TASK GOAL: Write out the material exactly, with the pictures left out.

SOURCE EXCERPT:

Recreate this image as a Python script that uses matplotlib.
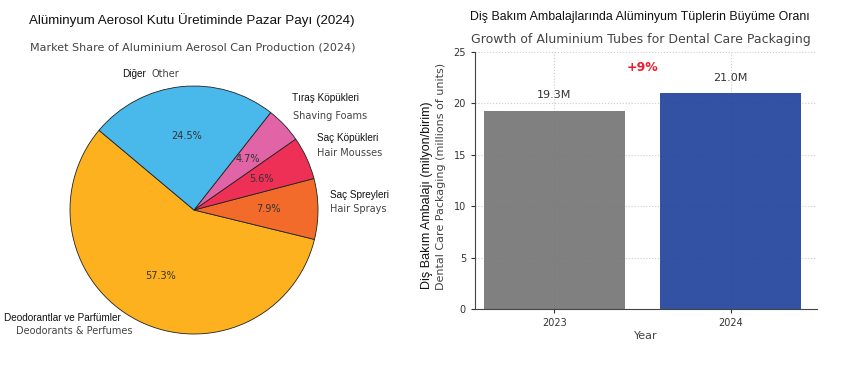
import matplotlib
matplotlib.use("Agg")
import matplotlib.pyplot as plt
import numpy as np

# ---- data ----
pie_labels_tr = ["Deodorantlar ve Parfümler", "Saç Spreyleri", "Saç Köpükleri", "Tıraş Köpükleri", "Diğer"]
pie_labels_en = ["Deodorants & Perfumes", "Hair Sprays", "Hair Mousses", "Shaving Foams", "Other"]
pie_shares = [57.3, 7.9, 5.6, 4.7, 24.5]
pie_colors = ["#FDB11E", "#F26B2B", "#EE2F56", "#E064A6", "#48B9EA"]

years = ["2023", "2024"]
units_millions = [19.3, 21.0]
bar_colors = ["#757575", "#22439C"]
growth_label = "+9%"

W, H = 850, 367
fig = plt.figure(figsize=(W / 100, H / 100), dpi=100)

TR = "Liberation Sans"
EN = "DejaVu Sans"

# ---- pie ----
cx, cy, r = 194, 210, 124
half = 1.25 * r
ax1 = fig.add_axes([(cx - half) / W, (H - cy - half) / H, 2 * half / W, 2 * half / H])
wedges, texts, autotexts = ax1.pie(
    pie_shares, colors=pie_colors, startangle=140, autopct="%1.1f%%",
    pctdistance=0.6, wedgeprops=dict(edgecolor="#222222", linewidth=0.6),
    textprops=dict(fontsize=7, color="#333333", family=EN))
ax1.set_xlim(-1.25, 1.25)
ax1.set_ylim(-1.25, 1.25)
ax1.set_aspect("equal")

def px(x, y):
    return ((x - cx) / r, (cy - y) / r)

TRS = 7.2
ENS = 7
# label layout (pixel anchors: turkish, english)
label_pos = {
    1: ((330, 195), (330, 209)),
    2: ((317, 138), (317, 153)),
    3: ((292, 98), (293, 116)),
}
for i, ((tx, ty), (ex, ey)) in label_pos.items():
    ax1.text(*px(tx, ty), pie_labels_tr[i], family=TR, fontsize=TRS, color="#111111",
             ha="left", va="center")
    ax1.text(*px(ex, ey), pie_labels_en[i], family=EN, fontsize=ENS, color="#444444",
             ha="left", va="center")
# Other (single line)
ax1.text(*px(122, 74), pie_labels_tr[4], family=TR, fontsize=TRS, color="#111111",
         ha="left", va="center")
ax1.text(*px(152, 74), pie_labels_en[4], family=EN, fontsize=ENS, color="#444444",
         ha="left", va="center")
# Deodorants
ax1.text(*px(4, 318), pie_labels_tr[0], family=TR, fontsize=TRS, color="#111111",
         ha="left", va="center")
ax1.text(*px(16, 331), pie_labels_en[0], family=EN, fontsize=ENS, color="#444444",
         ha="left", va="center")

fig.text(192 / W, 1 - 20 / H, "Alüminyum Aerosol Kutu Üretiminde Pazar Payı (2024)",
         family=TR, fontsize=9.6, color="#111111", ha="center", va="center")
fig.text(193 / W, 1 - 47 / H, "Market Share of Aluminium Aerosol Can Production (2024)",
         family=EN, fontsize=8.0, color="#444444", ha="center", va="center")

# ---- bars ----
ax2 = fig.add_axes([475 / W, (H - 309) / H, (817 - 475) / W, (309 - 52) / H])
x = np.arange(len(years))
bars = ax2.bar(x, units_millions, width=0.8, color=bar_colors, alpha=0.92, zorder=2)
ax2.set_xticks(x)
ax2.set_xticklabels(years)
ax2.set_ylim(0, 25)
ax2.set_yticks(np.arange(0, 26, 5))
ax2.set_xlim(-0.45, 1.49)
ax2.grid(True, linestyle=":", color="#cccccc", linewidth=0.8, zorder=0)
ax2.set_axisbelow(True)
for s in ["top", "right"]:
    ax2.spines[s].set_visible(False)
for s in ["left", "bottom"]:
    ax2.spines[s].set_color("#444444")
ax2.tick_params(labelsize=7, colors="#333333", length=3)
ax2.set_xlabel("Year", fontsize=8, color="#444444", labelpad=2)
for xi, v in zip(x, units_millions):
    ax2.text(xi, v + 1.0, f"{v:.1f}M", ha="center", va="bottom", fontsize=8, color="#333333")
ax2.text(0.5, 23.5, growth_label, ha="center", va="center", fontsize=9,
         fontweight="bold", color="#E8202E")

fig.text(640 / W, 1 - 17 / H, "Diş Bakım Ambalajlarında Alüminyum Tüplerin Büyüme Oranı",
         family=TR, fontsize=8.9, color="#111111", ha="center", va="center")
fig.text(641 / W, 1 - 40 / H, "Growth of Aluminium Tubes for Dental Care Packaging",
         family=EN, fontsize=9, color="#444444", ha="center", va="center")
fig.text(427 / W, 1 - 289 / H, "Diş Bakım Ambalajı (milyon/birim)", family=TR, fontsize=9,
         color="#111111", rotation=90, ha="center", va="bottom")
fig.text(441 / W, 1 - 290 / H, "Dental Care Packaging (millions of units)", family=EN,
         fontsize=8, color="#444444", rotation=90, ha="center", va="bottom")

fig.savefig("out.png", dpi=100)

REPLY:
Recreate this image as a Python script that uses matplotlib.
import matplotlib
matplotlib.use("Agg")
import matplotlib.pyplot as plt
import numpy as np

# ---- data ----
pie_labels_tr = ["Deodorantlar ve Parfümler", "Saç Spreyleri", "Saç Köpükleri", "Tıraş Köpükleri", "Diğer"]
pie_labels_en = ["Deodorants & Perfumes", "Hair Sprays", "Hair Mousses", "Shaving Foams", "Other"]
pie_shares = [57.3, 7.9, 5.6, 4.7, 24.5]
pie_colors = ["#FDB11E", "#F26B2B", "#EE2F56", "#E064A6", "#48B9EA"]

years = ["2023", "2024"]
units_millions = [19.3, 21.0]
bar_colors = ["#757575", "#22439C"]
growth_label = "+9%"

W, H = 850, 367
fig = plt.figure(figsize=(W / 100, H / 100), dpi=100)

TR = "Liberation Sans"
EN = "DejaVu Sans"

# ---- pie ----
cx, cy, r = 194, 210, 124
half = 1.25 * r
ax1 = fig.add_axes([(cx - half) / W, (H - cy - half) / H, 2 * half / W, 2 * half / H])
wedges, texts, autotexts = ax1.pie(
    pie_shares, colors=pie_colors, startangle=140, autopct="%1.1f%%",
    pctdistance=0.6, wedgeprops=dict(edgecolor="#222222", linewidth=0.6),
    textprops=dict(fontsize=7, color="#333333", family=EN))
ax1.set_xlim(-1.25, 1.25)
ax1.set_ylim(-1.25, 1.25)
ax1.set_aspect("equal")

def px(x, y):
    return ((x - cx) / r, (cy - y) / r)

TRS = 7.2
ENS = 7
# label layout (pixel anchors: turkish, english)
label_pos = {
    1: ((330, 195), (330, 209)),
    2: ((317, 138), (317, 153)),
    3: ((292, 98), (293, 116)),
}
for i, ((tx, ty), (ex, ey)) in label_pos.items():
    ax1.text(*px(tx, ty), pie_labels_tr[i], family=TR, fontsize=TRS, color="#111111",
             ha="left", va="center")
    ax1.text(*px(ex, ey), pie_labels_en[i], family=EN, fontsize=ENS, color="#444444",
             ha="left", va="center")
# Other (single line)
ax1.text(*px(122, 74), pie_labels_tr[4], family=TR, fontsize=TRS, color="#111111",
         ha="left", va="center")
ax1.text(*px(152, 74), pie_labels_en[4], family=EN, fontsize=ENS, color="#444444",
         ha="left", va="center")
# Deodorants
ax1.text(*px(4, 318), pie_labels_tr[0], family=TR, fontsize=TRS, color="#111111",
         ha="left", va="center")
ax1.text(*px(16, 331), pie_labels_en[0], family=EN, fontsize=ENS, color="#444444",
         ha="left", va="center")

fig.text(192 / W, 1 - 20 / H, "Alüminyum Aerosol Kutu Üretiminde Pazar Payı (2024)",
         family=TR, fontsize=9.6, color="#111111", ha="center", va="center")
fig.text(193 / W, 1 - 47 / H, "Market Share of Aluminium Aerosol Can Production (2024)",
         family=EN, fontsize=8.0, color="#444444", ha="center", va="center")

# ---- bars ----
ax2 = fig.add_axes([475 / W, (H - 309) / H, (817 - 475) / W, (309 - 52) / H])
x = np.arange(len(years))
bars = ax2.bar(x, units_millions, width=0.8, color=bar_colors, alpha=0.92, zorder=2)
ax2.set_xticks(x)
ax2.set_xticklabels(years)
ax2.set_ylim(0, 25)
ax2.set_yticks(np.arange(0, 26, 5))
ax2.set_xlim(-0.45, 1.49)
ax2.grid(True, linestyle=":", color="#cccccc", linewidth=0.8, zorder=0)
ax2.set_axisbelow(True)
for s in ["top", "right"]:
    ax2.spines[s].set_visible(False)
for s in ["left", "bottom"]:
    ax2.spines[s].set_color("#444444")
ax2.tick_params(labelsize=7, colors="#333333", length=3)
ax2.set_xlabel("Year", fontsize=8, color="#444444", labelpad=2)
for xi, v in zip(x, units_millions):
    ax2.text(xi, v + 1.0, f"{v:.1f}M", ha="center", va="bottom", fontsize=8, color="#333333")
ax2.text(0.5, 23.5, growth_label, ha="center", va="center", fontsize=9,
         fontweight="bold", color="#E8202E")

fig.text(640 / W, 1 - 17 / H, "Diş Bakım Ambalajlarında Alüminyum Tüplerin Büyüme Oranı",
         family=TR, fontsize=8.9, color="#111111", ha="center", va="center")
fig.text(641 / W, 1 - 40 / H, "Growth of Aluminium Tubes for Dental Care Packaging",
         family=EN, fontsize=9, color="#444444", ha="center", va="center")
fig.text(427 / W, 1 - 289 / H, "Diş Bakım Ambalajı (milyon/birim)", family=TR, fontsize=9,
         color="#111111", rotation=90, ha="center", va="bottom")
fig.text(441 / W, 1 - 290 / H, "Dental Care Packaging (millions of units)", family=EN,
         fontsize=8, color="#444444", rotation=90, ha="center", va="bottom")

fig.savefig("out.png", dpi=100)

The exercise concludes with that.